REPUBLIKA.CO.ID, KABUL -- Ashraf Ghani berpeluang mempertahankan posisinya sebagai presiden Afghanistan hingga lima tahun ke depan. Dia berhasil meraih 50,64 persen suara pada pemilu presiden (pilpres) yang digelar 28 September lalu.
Dalam pengumumannya pada Ahad (22/12), Komisi Pemilu Independen Afghanistan mengungkapkan, terdapat 1,9 juta penduduk yang berpartisipasi pada pilpres September lalu. Sebanyak 50,64 persen suara diberikan kepada Ghani.

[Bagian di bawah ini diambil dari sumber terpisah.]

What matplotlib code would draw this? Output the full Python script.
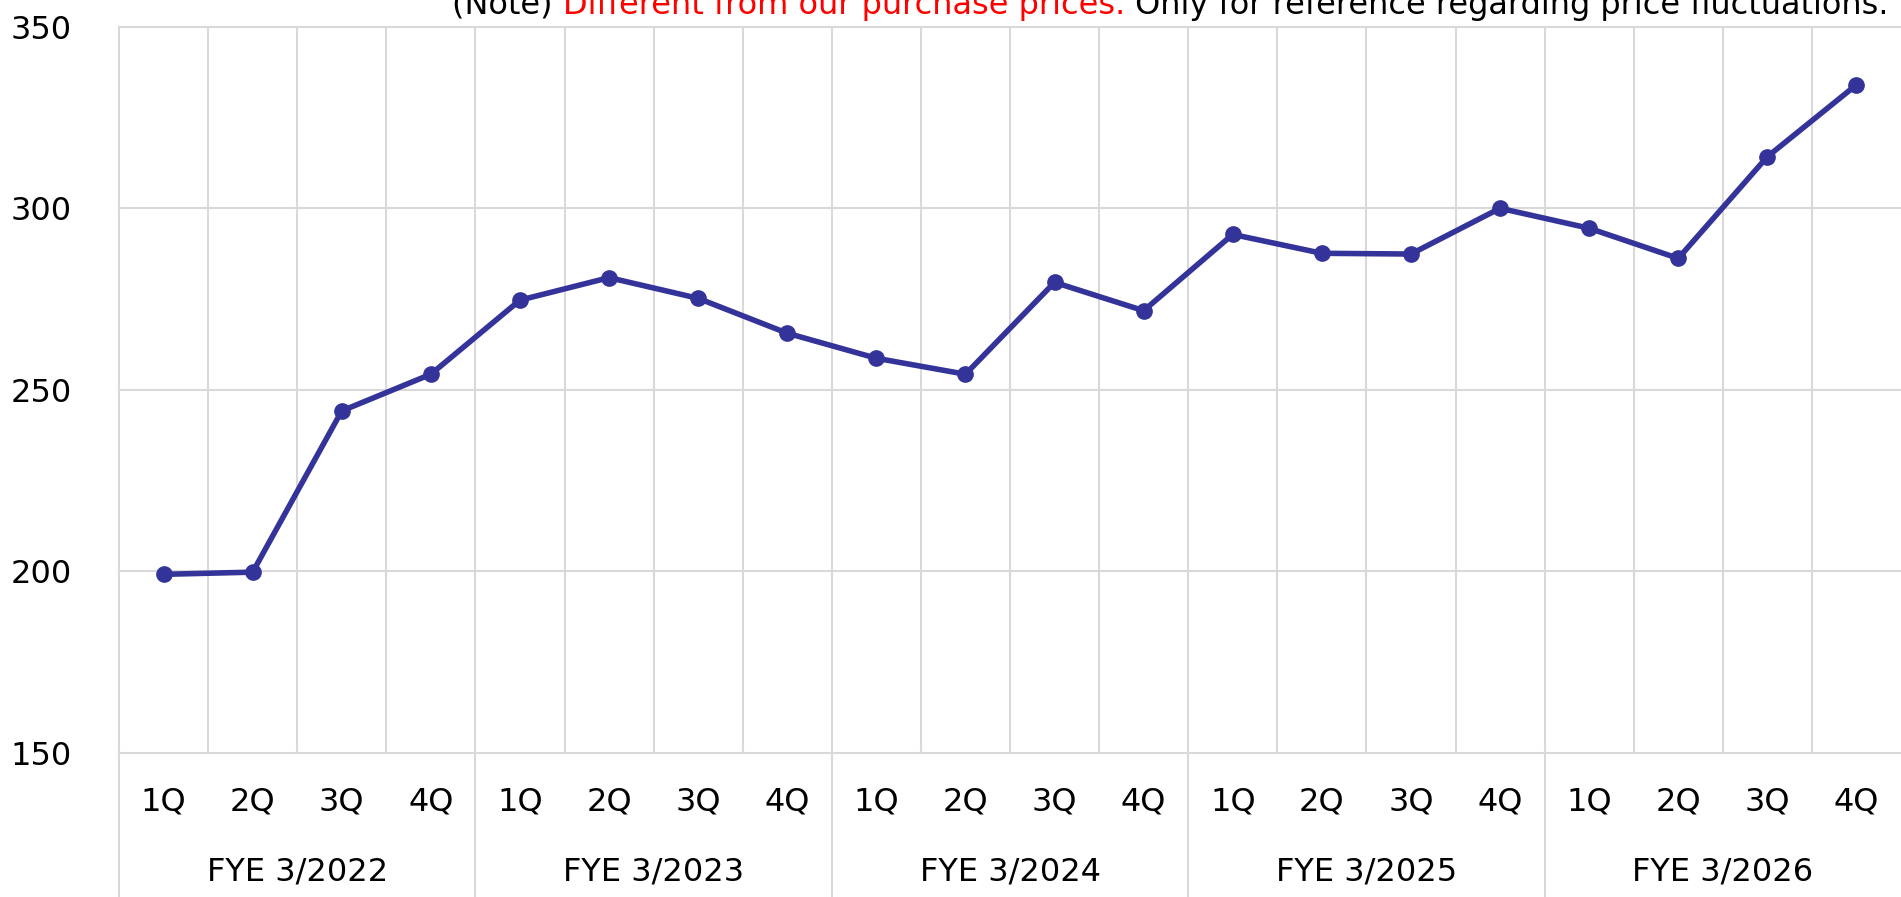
import numpy as np
import matplotlib
matplotlib.use("Agg")
import matplotlib.pyplot as plt
import matplotlib.transforms as mtransforms

# data
years = ["FYE 3/2022", "FYE 3/2023", "FYE 3/2024", "FYE 3/2025", "FYE 3/2026"]
quarters = ["1Q", "2Q", "3Q", "4Q"]
values = [199.2, 199.8, 244.2, 254.3,
          274.7, 280.9, 275.2, 265.6,
          258.7, 254.3, 279.6, 271.8,
          292.8, 287.6, 287.4, 300.0,
          294.5, 286.2, 314.2, 334.0]
y_ticks = [150, 200, 250, 300, 350]

note_parts = [("(Note) ", "black"),
              ("Different from our purchase prices.", "red"),
              (" Only for reference regarding price fluctuations.", "black")]

line_color = "#333399"
grid_color = "#d9d9d9"

plt.rcParams['font.family'] = ['DejaVu Sans']

W, H = 1901, 897
fig = plt.figure(figsize=(W / 100, H / 100), dpi=100)
left, top, bottom = 119, 26.7, 753
ax = fig.add_axes([left / W, 1 - bottom / H, 1 - left / W, (bottom - top) / H])

n = len(values)
x = np.arange(n)
ax.set_xlim(-0.5, n - 0.5)
ax.set_ylim(y_ticks[0], y_ticks[-1])

for s in ax.spines.values():
    s.set_visible(False)

# horizontal grid
for yv in y_ticks:
    ax.axhline(yv, color=grid_color, lw=1.5, zorder=1, clip_on=False)

# vertical grid, year separators run down below the plot
below = -(H - bottom) / (bottom - top)
trans = mtransforms.blended_transform_factory(ax.transData, ax.transAxes)
for k in range(n):
    xv = k - 0.5
    y0 = below if k % 4 == 0 else 0
    ax.plot([xv, xv], [y0, 1], color=grid_color, lw=1.5, transform=trans,
            clip_on=False, zorder=1)

ax.plot(x, values, color=line_color, lw=4, marker='o', markersize=11,
        zorder=3, clip_on=False)

# axis labels
ax.set_yticks(y_ticks)
ax.set_yticklabels([str(v) for v in y_ticks], fontsize=23)
ax.set_xticks(x)
ax.set_xticklabels(quarters * len(years), fontsize=23)
ax.tick_params(axis='y', length=0, pad=34)
ax.tick_params(axis='x', length=0, pad=24)

year_y = (bottom - 872) / (bottom - top)
for i, yr in enumerate(years):
    ax.text(i * 4 + 1.5, year_y, yr, transform=trans, ha='center',
            va='center', fontsize=23)

# note on top, in several colours
base = 1 - 14 / H
xpos = 452 / W
fig.canvas.draw()
renderer = fig.canvas.get_renderer()
for txt, col in note_parts:
    t = fig.text(xpos, base, txt, color=col, fontsize=23, ha='left', va='baseline')
    bb = t.get_window_extent(renderer)
    xpos = bb.x1 / W

fig.savefig("out.png", dpi=100)
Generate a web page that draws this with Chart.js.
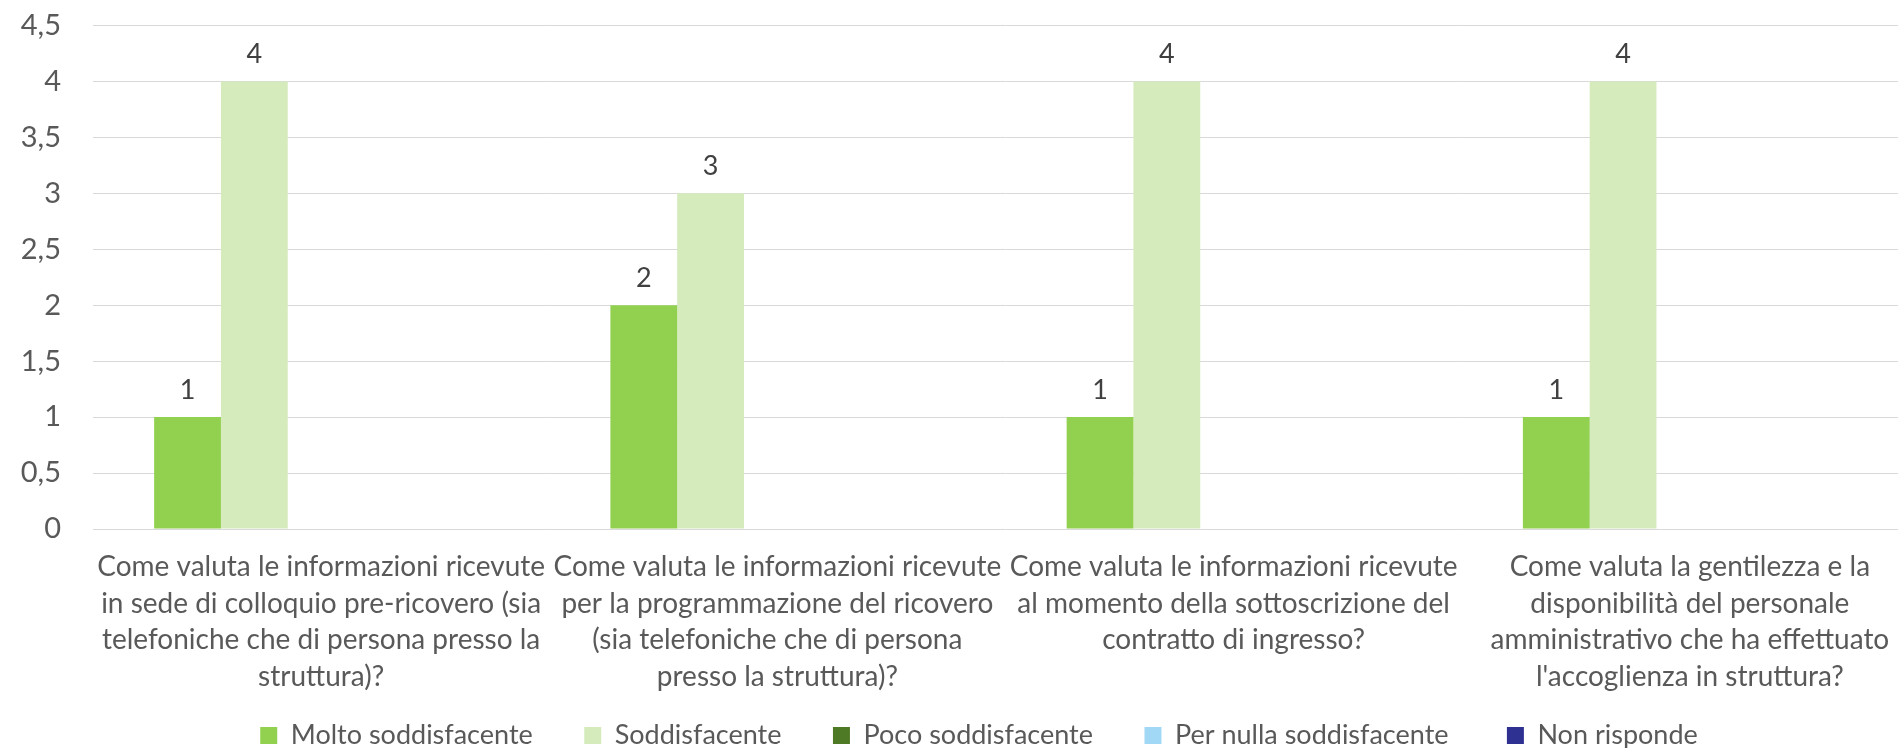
<!DOCTYPE html>
<html>
<head>
<meta charset="utf-8">
<script src="https://cdn.jsdelivr.net/npm/chart.js@4/dist/chart.umd.min.js"></script>
<style>
  html, body { margin: 0; padding: 0; background: #ffffff; overflow: hidden; width: 1898px; height: 748px; }
  #wrap { position: absolute; left: 0; top: 0; width: 1958px; height: 759px; }
  canvas { display: block; }
</style>
</head>
<body>
<div id="wrap"><canvas id="c" width="1958" height="759" style="width:1958px;height:759px"></canvas></div>
<script>
// ---- data ----
const categories = [
  ["Come valuta le informazioni ricevute", "in sede di colloquio pre-ricovero (sia", "telefoniche che di persona presso la", "struttura)?"],
  ["Come valuta le informazioni ricevute", "per la programmazione del ricovero", "(sia telefoniche che di persona", "presso la struttura)?"],
  ["Come valuta le informazioni ricevute", "al momento della sottoscrizione del", "contratto di ingresso?"],
  ["Come valuta la gentilezza e la", "disponibilità del personale", "amministrativo che ha effettuato", "l'accoglienza in struttura?"]
];
const seriesNames = ["Molto soddisfacente", "Soddisfacente", "Poco soddisfacente", "Per nulla soddisfacente", "Non risponde"];
const moltoSoddisfacente = [1, 2, 1, 1];
const soddisfacente = [4, 3, 4, 4];
const pocoSoddisfacente = [null, null, null, null];
const perNullaSoddisfacente = [null, null, null, null];
const nonRisponde = [null, null, null, null];
const yTicks = [0, 0.5, 1, 1.5, 2, 2.5, 3, 3.5, 4, 4.5];

// ---- style ----
const seriesValues = [moltoSoddisfacente, soddisfacente, pocoSoddisfacente, perNullaSoddisfacente, nonRisponde];
const seriesColors = ["#92D050", "#D5EBBC", "#4E7A26", "#A0D8F5", "#2E3192"];
const legendPitch = [324, 251, 309, 363];   // spacing between legend entries (px)

const FONT = "Lato";
const LEGEND_SIZE = 27, LEGEND_BOX = 17, LEGEND_PAD = 10;

const dataLabels = {
  id: 'dataLabels',
  afterDatasetsDraw(chart) {
    const ctx = chart.ctx;
    ctx.save();
    ctx.font = "27px " + FONT;
    ctx.fillStyle = "#404040";
    ctx.textAlign = "center";
    ctx.textBaseline = "alphabetic";
    chart.data.datasets.forEach((ds, di) => {
      const meta = chart.getDatasetMeta(di);
      meta.data.forEach((bar, i) => {
        const v = ds.data[i];
        if (v === null || v === undefined) return;
        ctx.fillText(String(v).replace('.', ','), bar.x, bar.y - 18);
      });
    });
    ctx.restore();
  }
};

const baseGen = (Chart.defaults.plugins && Chart.defaults.plugins.legend && Chart.defaults.plugins.legend.labels.generateLabels)
  || Chart.Legend.defaults.labels.generateLabels;

new Chart(document.getElementById('c'), {
  type: 'bar',
  data: {
    labels: categories,
    datasets: seriesNames.map((n, i) => ({
      label: n,
      data: seriesValues[i],
      backgroundColor: seriesColors[i],
      borderWidth: 0,
      categoryPercentage: 0.732,
      barPercentage: 1.0
    }))
  },
  options: {
    responsive: false,
    animation: false,
    devicePixelRatio: 1,
    layout: { padding: { top: 25.5, right: 40, bottom: 0, left: 40 } },
    plugins: {
      tooltip: { enabled: false },
      legend: {
        position: 'bottom',
        labels: {
          font: { family: FONT, size: LEGEND_SIZE },
          color: '#595959',
          boxWidth: LEGEND_BOX,
          boxHeight: LEGEND_BOX,
          padding: LEGEND_PAD,
          generateLabels(chart) {
            const items = baseGen(chart);
            const ctx = chart.ctx;
            ctx.save();
            ctx.font = LEGEND_SIZE + "px " + FONT;
            const sp = ctx.measureText(' ').width || 6;
            items.forEach((it, i) => {
              if (i < legendPitch.length) {
                const extra = legendPitch[i] - (LEGEND_BOX + LEGEND_SIZE / 2 + ctx.measureText(it.text).width + LEGEND_PAD);
                const n = Math.max(0, Math.round(extra / sp));
                it.text = it.text + ' '.repeat(n);
              }
            });
            ctx.restore();
            return items;
          }
        }
      }
    },
    scales: {
      x: {
        grid: { display: false },
        border: { display: false },
        ticks: {
          autoSkip: false,
          maxRotation: 0,
          minRotation: 0,
          padding: 12,
          color: '#595959',
          font: { family: FONT, size: 28, lineHeight: 1.305 }
        },
        afterFit(scale) { scale.height = 183; scale.paddingLeft = 0; scale.paddingRight = 0; }
      },
      y: {
        min: 0,
        max: 4.5,
        afterBuildTicks(scale) { scale.ticks = yTicks.map(v => ({ value: v })); },
        grid: { color: '#D9D9D9', lineWidth: 1, drawTicks: false },
        border: { display: false },
        ticks: {
          padding: 32,
          color: '#595959',
          font: { family: FONT, size: 29 },
          callback: (v) => String(v).replace('.', ',')
        },
        afterFit(scale) {
          scale.width = 53; scale.paddingTop = 0; scale.paddingBottom = 0;
          scale._computeLabelArea = () => undefined;   // let tick labels extend into the left margin
        }
      }
    }
  },
  plugins: [dataLabels]
});
</script>
</body>
</html>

Di posisi kedua menyusul kompetitor utama Ghani, yakni Ghani Abdullah Abdullah dengan 39,52 persen suara. Sementara, mantan perdana menteri Afghanistan Gulbuddin Hekmatyar hanya memperoleh 3,85 persen suara.
"Kami telah menyelesaikan tugas kami secara bertanggung jawab dan jujur," ujar Ketua Komisi Pemilu Independen Afghanistan Hawa Alam Nuristani dalam konferensi pers di Kabul, dikutip laman Aljazirah.

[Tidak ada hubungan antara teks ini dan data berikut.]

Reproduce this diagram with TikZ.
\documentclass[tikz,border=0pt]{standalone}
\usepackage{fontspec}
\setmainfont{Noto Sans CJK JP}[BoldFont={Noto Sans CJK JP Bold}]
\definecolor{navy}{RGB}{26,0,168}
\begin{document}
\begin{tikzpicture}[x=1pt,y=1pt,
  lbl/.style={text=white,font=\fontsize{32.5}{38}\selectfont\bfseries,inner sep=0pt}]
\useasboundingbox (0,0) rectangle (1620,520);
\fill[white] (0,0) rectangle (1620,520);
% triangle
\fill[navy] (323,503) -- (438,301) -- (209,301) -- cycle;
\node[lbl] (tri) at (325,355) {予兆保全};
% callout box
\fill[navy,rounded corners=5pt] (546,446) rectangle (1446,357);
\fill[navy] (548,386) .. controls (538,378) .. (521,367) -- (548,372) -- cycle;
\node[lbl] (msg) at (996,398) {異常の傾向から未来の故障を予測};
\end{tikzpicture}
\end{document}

Namun, Nuristani mengatakan bahwa hasil tersebut masih dapat berubah setelah penghitungan final. Pengumuman hasil pilpres memang molor dari jadwal yang telah ditentukan, yakni pada 19 Oktober lalu.
Juru bicara Komisi Pemilu Independen Afghanistan Zabih Sadaat mengungkap terdapat beberapa alasan mengapa pengumuman hasil pilpres tertunda cukup lama. "Alasan utama adalah partai-partai oposisi yang melakukan aksi duduk dan protes di luar kantor kami di tujuh provonsi. Kami tidak dapat melakukan pekerjaan kami," ucapnya.
Kubu Abdullah telah menolak hasil pilpres yang baru saja diumumkan. Mereka mengklaim terdapat kecurangan dalam proses pilpres dan tidak akan menerima hasil penghitungan yang diumumkan Komisi Pemilu Independen.
"Kami ingin memperjelas sekali lagi kepada rakyat kami, pendukung, komisi pemilihan, dan sekutu internasional kami bahwa tim kami tidak akan menerima hasil pemungutan suara curang ini, kecuali tuntutan sah kami ditangani," kata tim Abdullah dalam sebuah pernyataan.
Hasil pilpres Afghanistan diumumkan di tengah berlangsungnya perundingan damai antara kelompok Taliban dan Amerika Serikat (AS). Pemerintah Afghanistan yang saat ini dipimpin Ghani memang tak dilibatkan dalam pembicaraan. Alasannya karena Taliban menganggap pemerintahan sekarang merupakan boneka Washington.
Pada September lalu, Ghani sempat menyatakan ingin mengambil alih proses negosiasi dengan Taliban. Hal itu dia sampaikan setelah membaca draf kesepakatan yang nyaris tercapai antara AS dan Taliban. Menurutnya, poin-poin kesepakatan itu terlalu menguntungkan, bahkan terkesan menyerah, pada Taliban.
Sejak tahun lalu, AS telah menjalin negosiasi dengan Taliban. Permasalahan utama yang mereka bicarakan adalah tentang penarikan 14 ribu pasukan AS dari Afghanistan. Militer AS diketahui merupakan sekutu utama Pemerintah Afghanistan dalam memerangi Taliban.
Selain melatih para tentara Afghanistan, militer AS kerap melakukan serangan udara ke basis-basis kekuasaan Taliban. Militer AS telah berada di sana selama sekitar 18 tahun.